-- START Entries --

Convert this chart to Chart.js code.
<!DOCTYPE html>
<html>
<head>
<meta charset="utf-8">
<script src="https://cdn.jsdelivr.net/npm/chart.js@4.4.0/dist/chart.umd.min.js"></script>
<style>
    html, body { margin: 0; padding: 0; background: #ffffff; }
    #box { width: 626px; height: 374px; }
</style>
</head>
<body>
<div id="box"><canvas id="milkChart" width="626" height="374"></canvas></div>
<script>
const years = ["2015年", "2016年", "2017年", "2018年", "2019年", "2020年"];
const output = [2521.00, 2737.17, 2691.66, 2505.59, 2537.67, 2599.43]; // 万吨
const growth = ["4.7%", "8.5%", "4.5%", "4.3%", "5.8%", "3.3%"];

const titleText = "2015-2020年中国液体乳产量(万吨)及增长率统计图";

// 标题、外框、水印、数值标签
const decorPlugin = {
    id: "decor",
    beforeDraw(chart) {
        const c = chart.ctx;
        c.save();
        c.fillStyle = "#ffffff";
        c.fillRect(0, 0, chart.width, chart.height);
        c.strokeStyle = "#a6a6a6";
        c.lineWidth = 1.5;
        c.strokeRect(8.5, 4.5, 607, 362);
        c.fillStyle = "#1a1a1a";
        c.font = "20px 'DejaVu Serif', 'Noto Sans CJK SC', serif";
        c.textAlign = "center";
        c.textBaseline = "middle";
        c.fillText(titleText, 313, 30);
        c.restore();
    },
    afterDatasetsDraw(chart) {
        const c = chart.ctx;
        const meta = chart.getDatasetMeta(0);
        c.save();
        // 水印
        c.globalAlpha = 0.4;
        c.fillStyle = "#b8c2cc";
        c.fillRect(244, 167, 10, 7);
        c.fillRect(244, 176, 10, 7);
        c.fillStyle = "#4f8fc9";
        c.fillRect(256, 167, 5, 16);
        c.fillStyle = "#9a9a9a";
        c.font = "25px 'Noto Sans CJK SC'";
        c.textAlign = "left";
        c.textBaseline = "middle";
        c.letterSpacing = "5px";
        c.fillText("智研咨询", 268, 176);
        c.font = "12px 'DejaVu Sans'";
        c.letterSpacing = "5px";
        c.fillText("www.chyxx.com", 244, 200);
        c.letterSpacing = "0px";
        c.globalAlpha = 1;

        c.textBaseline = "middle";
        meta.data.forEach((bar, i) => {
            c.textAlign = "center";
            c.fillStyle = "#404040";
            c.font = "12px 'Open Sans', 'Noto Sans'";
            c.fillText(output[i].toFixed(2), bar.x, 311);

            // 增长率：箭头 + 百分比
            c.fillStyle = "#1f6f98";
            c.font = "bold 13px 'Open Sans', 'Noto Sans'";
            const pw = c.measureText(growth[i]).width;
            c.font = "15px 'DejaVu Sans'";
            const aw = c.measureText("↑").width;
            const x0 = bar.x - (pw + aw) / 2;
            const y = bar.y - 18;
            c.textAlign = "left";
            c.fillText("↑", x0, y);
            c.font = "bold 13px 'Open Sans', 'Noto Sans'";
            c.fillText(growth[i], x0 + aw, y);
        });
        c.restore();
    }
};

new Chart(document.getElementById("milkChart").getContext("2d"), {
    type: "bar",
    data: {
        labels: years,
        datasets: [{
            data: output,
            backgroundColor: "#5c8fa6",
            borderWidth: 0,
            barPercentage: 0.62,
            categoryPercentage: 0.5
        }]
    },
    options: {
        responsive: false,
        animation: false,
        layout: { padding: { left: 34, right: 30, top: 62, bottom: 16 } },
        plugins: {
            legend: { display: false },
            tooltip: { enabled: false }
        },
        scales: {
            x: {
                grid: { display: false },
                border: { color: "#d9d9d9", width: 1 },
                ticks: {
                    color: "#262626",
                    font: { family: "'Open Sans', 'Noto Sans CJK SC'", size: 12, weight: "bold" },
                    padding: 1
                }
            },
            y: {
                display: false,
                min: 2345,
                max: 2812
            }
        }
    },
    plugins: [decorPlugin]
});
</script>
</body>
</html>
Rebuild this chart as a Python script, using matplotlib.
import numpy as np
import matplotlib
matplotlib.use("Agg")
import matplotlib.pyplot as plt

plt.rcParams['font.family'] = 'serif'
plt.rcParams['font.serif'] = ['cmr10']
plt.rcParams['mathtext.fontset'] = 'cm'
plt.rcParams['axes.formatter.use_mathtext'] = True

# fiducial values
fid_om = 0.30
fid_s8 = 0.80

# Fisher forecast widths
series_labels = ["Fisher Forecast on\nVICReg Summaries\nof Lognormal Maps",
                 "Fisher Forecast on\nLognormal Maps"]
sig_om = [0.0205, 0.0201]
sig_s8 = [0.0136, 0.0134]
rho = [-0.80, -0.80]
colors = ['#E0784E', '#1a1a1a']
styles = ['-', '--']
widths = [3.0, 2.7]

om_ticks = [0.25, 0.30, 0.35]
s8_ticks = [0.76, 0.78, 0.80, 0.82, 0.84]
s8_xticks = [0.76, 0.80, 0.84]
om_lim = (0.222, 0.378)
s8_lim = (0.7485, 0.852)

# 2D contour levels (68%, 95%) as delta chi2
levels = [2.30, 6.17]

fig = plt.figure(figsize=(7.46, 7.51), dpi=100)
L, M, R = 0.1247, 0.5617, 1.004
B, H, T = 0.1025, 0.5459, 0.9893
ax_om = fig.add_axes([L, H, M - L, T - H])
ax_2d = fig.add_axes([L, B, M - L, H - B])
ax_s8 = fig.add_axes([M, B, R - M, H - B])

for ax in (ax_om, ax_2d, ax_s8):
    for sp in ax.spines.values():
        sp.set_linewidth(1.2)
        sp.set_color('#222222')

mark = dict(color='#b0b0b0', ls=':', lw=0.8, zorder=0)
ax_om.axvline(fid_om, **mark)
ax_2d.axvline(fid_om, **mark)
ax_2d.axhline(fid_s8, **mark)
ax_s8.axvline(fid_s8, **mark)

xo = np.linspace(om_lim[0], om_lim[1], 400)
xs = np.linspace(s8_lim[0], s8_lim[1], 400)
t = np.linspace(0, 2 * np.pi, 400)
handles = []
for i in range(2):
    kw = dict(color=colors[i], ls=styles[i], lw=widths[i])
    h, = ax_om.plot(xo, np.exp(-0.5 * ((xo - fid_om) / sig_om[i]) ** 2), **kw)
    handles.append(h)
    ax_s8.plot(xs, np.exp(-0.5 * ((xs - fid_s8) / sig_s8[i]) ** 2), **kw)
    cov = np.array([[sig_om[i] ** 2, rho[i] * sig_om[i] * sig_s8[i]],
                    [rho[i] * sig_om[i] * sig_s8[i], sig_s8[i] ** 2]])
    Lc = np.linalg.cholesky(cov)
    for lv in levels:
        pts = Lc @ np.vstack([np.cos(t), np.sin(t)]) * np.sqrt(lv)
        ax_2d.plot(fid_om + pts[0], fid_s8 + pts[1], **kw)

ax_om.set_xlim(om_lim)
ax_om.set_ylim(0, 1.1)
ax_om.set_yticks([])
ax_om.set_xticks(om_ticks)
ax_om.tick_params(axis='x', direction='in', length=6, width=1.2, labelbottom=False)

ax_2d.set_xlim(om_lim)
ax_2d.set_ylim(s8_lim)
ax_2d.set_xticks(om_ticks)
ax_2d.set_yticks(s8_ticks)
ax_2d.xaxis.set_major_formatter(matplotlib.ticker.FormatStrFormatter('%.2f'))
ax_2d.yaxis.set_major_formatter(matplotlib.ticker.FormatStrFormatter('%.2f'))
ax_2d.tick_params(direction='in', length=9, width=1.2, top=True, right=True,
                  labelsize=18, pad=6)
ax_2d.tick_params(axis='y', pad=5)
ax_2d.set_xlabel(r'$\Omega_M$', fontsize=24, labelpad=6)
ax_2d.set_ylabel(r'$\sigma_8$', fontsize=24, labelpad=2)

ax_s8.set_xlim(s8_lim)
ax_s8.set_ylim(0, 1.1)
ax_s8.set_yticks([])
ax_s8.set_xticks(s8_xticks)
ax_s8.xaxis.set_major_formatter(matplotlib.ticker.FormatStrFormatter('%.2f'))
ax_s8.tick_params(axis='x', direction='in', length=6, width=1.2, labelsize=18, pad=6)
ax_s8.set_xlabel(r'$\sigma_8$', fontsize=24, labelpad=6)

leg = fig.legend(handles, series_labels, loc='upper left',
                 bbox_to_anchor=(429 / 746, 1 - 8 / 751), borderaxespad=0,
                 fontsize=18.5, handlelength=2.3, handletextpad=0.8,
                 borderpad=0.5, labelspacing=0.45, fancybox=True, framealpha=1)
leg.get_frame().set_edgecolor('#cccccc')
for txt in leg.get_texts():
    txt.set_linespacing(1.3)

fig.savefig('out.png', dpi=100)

-- END Entries --

Task to complete: Repeat, exactly as they stand above, the lines from the line with "Rebuild this chart" to the line with "levels = [2.30, 6.17]", both lines included.

Exercise output:
Rebuild this chart as a Python script, using matplotlib.
import numpy as np
import matplotlib
matplotlib.use("Agg")
import matplotlib.pyplot as plt

plt.rcParams['font.family'] = 'serif'
plt.rcParams['font.serif'] = ['cmr10']
plt.rcParams['mathtext.fontset'] = 'cm'
plt.rcParams['axes.formatter.use_mathtext'] = True

# fiducial values
fid_om = 0.30
fid_s8 = 0.80

# Fisher forecast widths
series_labels = ["Fisher Forecast on\nVICReg Summaries\nof Lognormal Maps",
                 "Fisher Forecast on\nLognormal Maps"]
sig_om = [0.0205, 0.0201]
sig_s8 = [0.0136, 0.0134]
rho = [-0.80, -0.80]
colors = ['#E0784E', '#1a1a1a']
styles = ['-', '--']
widths = [3.0, 2.7]

om_ticks = [0.25, 0.30, 0.35]
s8_ticks = [0.76, 0.78, 0.80, 0.82, 0.84]
s8_xticks = [0.76, 0.80, 0.84]
om_lim = (0.222, 0.378)
s8_lim = (0.7485, 0.852)

# 2D contour levels (68%, 95%) as delta chi2
levels = [2.30, 6.17]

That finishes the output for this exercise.